Emerald Fennell’s take on the beloved classic “‘Wuthering Heights’” released on Feb. 13 to mixed reviews.
Some of the main issues people take to the film are the lack of accuracy to the book to the point of bastardization. Race, a central theme in Emily Brontë’s story, plays no role in the film. The character Heathcliff, a person of color in the books, is played by a white man.
What’s shocking isn’t just that the director would whitewash a role that was meant for someone else to project her own fantasies, it’s that people are actively supporting her in doing so.
Online, people have taken to TikTok to share how much they love the film, especially when there isn’t a “pretentious English major” in their ear telling them it sucks.

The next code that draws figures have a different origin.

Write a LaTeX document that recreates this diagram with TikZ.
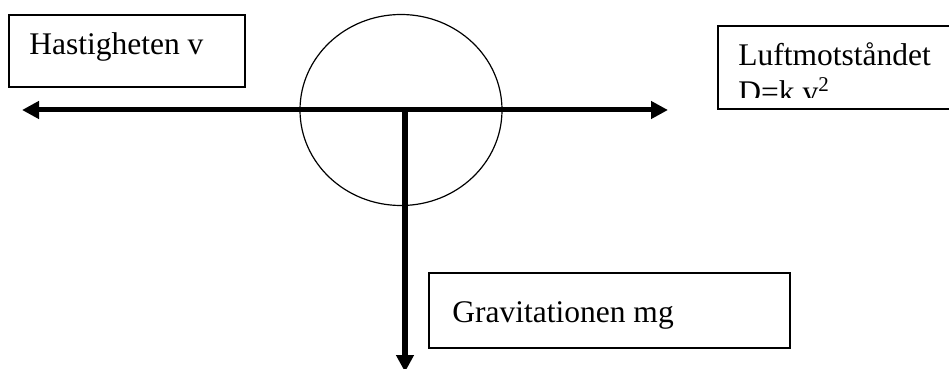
\documentclass[tikz,border=0pt]{standalone}
\usepackage{fontspec}
\setmainfont{Liberation Serif}
\usetikzlibrary{arrows.meta, shapes.geometric}
\tikzset{
  every picture/.style={x=0.5pt, y=-0.5pt, font=\fontsize{15.75}{19}\selectfont},
  >={Triangle[length=8.5pt, width=8.5pt]},
  force/.style={line width=2.5pt},
  textbox/.style={draw, line width=0.9pt, anchor=north west, inner sep=0pt},
  label/.style={anchor=base west, inner sep=0pt},
}

\begin{document}
\begin{tikzpicture}
  \clip (0,0) rectangle (949,369);
  % the body
  \node[ellipse, draw, line width=0.6pt, minimum width=101pt, minimum height=95.5pt, inner sep=0pt] (ball) at (401,110) {};
  % text boxes
  \node[textbox, minimum width=118pt, minimum height=36pt] (vbox) at (8,14) {};
  \node[label] (vtext) at (29,55) {Hastigheten v};
  \node[textbox, minimum width=125pt, minimum height=41.5pt] (dbox) at (717,25) {};
  \node[label] (dtext) at (738,66) {Luftmotståndet};
  \begin{scope}
    \clip (717,25) rectangle (949,98);
    \node[label] (dform) at (738,103) {D=k v\raisebox{0.36em}{\fontsize{10.5}{12}\selectfont 2}};
  \end{scope}
  \node[textbox, minimum width=180.5pt, minimum height=37.5pt] (gbox) at (428,272) {};
  \node[label] (gtext) at (452,322) {Gravitationen mg};
  % forces
  \coordinate (vl) at (22,110);
  \coordinate (vr) at (668,110);
  \coordinate (mid) at (405,108);
  \coordinate (gbot) at (405,372);
  \draw[force, <->] (vl) -- (vr);
  \draw[force, ->, line width=3pt] (mid) -- (gbot);
\end{tikzpicture}
\end{document}
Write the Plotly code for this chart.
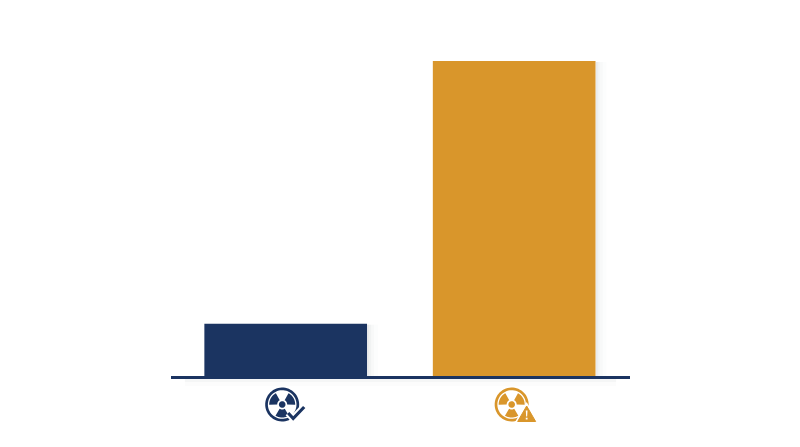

This took me aback a bit. As an English major, I hated the movie. But what I know about being pretentious is completely different to the online discourse’s definitions of it.
TikTok seems to think that anything challenging anti-intellectualism is “pretentious” when it’s not.
In English classes, there is always the occasional student or professor who thinks anything that isn’t Shakespeare or white, European and male, isn’t to be taken seriously.
We all know the type of guy to tell you he “only reads the classics” and recommend “Crime and Punishment.”
When I was a freshman, I had this kind of idea in my head, too. It wasn’t until I took classes on de-colonialism and read books and theory centering minorities that I was able to deconstruct this concept in my head.
What Fennell did was the exact type of thing that the “pretentious” English major these people are discussing online would do. Taking a narrative and restructuring it without paying any respect to the central ideas of the text.
To make a long story short, it lacks respect.
You can love the new movie, or any form of media. Personally, I love “Vanderpump Rules” and I’m the last person to hate on someone for enjoying something, that’s totally fine! But it gets concerning when we turn against genuine criticisms from people who are getting degrees that teach them how to engage critically with literature and media.
One of my favorite things to do is “be trashy” and like silly and trashy things. Beyond “Vanderpump Rules,” I also watch “Below Deck” and spend most of my time listening to music you’d find at a club. But I do that with a critical eye and an awareness that all media, no matter how smutty or camp, is sending a message.